↓↓↓

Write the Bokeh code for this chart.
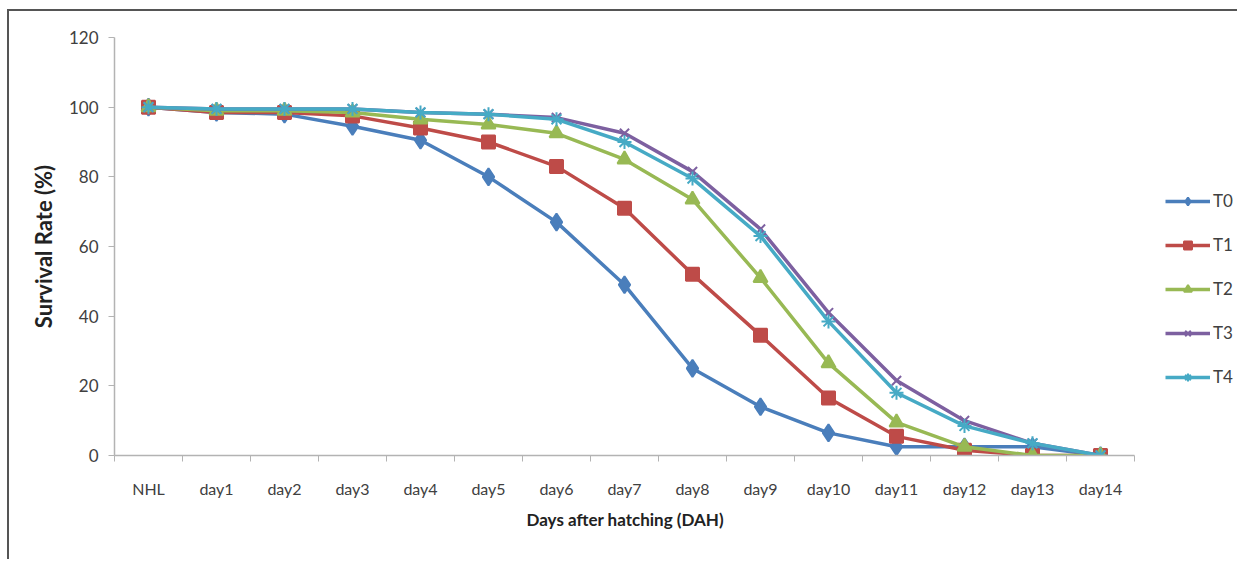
from bokeh.plotting import figure
from bokeh.models import Range1d, FixedTicker, Legend, LegendItem, Title
from bokeh.embed import file_html
from bokeh.resources import INLINE

categories = ["NHL", "day1", "day2", "day3", "day4", "day5", "day6", "day7",
              "day8", "day9", "day10", "day11", "day12", "day13", "day14"]
T0 = [100, 98.5, 98, 94.5, 90.5, 80, 67, 49, 25, 14, 6.5, 2.5, 2.5, 2.5, 0]
T1 = [100, 98.5, 98.5, 97.5, 94, 90, 83, 71, 52, 34.5, 16.5, 5.5, 1.5, 0, 0]
T2 = [100, 99, 99, 98.5, 96.5, 95, 92.5, 85, 73.5, 51, 26.5, 9.5, 2.5, 0, 0]
T3 = [100, 99.5, 99.5, 99.5, 98.5, 98, 97, 92.5, 81.5, 65, 41, 21.5, 10, 3.5, 0]
T4 = [100, 99.5, 99.5, 99.5, 98.5, 98, 96.5, 90, 79.5, 63, 38.5, 18, 8.5, 3.5, 0]
series_names = ["T0", "T1", "T2", "T3", "T4"]
y_ticks = [0, 20, 40, 60, 80, 100, 120]

colors = ["#4A7EBB", "#BE4B48", "#98B954", "#7D60A0", "#46AAC5"]
markers = ["diamond", "square", "triangle", "x", "asterisk"]
msizes = [17, 13, 14, 13, 14]

xs = list(range(len(categories)))
n = len(categories)

# frame spans to the right edge so the legend (inside the frame) is not clipped;
# the data area (-0.5 .. n-0.5) occupies 1020 px of the 1125 px frame
FRAME_W = 1125
DATA_W = 1020
x_end = -0.5 + n * FRAME_W / DATA_W

p = figure(width=1230, height=550, output_backend="svg", toolbar_location=None,
           x_range=Range1d(-0.5, x_end), y_range=Range1d(0, 120),
           min_border_left=105, min_border_right=0, min_border_top=26, min_border_bottom=106)
p.outline_line_color = None
p.xgrid.visible = False
p.ygrid.visible = False
p.styles = {"border-left": "2px solid #555555", "border-top": "2px solid #555555",
            "margin-left": "7px", "margin-top": "9px"}

font = "Lato"
axis_col = "#B3B3B3"

# x axis
xa = p.xaxis[0]
xa.bounds = (-0.5, n - 0.5)
xa.ticker = FixedTicker(ticks=xs, minor_ticks=[i - 0.5 for i in range(n + 1)])
xa.major_label_overrides = {i: c for i, c in enumerate(categories)}
xa.major_tick_out = 0
xa.major_tick_in = 0
xa.minor_tick_out = 6
xa.minor_tick_in = 0
xa.minor_tick_line_color = axis_col
xa.axis_line_color = axis_col
xa.axis_line_width = 1.5
xa.major_label_standoff = 17
xa.major_label_text_font = font
xa.major_label_text_font_size = "16px"
xa.major_label_text_color = "#404040"

xtitle = Title(text="Days after hatching (DAH)", align="left", offset=412, standoff=12,
               text_font=font, text_font_style="bold", text_font_size="17px",
               text_color="#222222")
p.add_layout(xtitle, "below")

# y axis
ya = p.yaxis[0]
ya.ticker = FixedTicker(ticks=y_ticks, minor_ticks=[])
ya.major_tick_out = 6
ya.major_tick_in = 0
ya.major_tick_line_color = axis_col
ya.axis_line_color = axis_col
ya.axis_line_width = 1.5
ya.major_label_standoff = 10
ya.major_label_text_font = font
ya.major_label_text_font_size = "17px"
ya.major_label_text_color = "#404040"
ya.axis_label = "Survival Rate (%)"
ya.axis_label_text_font = font
ya.axis_label_text_font_style = "bold"
ya.axis_label_text_font_size = "22px"
ya.axis_label_text_color = "#222222"
ya.axis_label_standoff = 9

items = []
for name, vals, c, m, s in zip(series_names, [T0, T1, T2, T3, T4], colors, markers, msizes):
    ln = p.line(xs, vals, line_color=c, line_width=3.5)
    sc = p.scatter(xs, vals, marker=m, size=s, fill_color=c, line_color=c, line_width=2)
    items.append(LegendItem(label=name, renderers=[ln, sc]))

legend = Legend(items=items, location=(1051, 68), glyph_width=45, glyph_height=20,
                label_height=20, spacing=23, padding=0, margin=0, label_standoff=3,
                label_text_font=font, label_text_font_size="17px", label_text_color="#404040",
                border_line_color=None, background_fill_alpha=0)
p.add_layout(legend, "center")

open("out.html", "w").write(file_html(p, INLINE))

↑↑↑

Leave out any pictures, please, and quote only the lines from the top of the data through the line that contains "from bokeh.resources import INLINE".

__TASK RESULT__:
Write the Bokeh code for this chart.
from bokeh.plotting import figure
from bokeh.models import Range1d, FixedTicker, Legend, LegendItem, Title
from bokeh.embed import file_html
from bokeh.resources import INLINE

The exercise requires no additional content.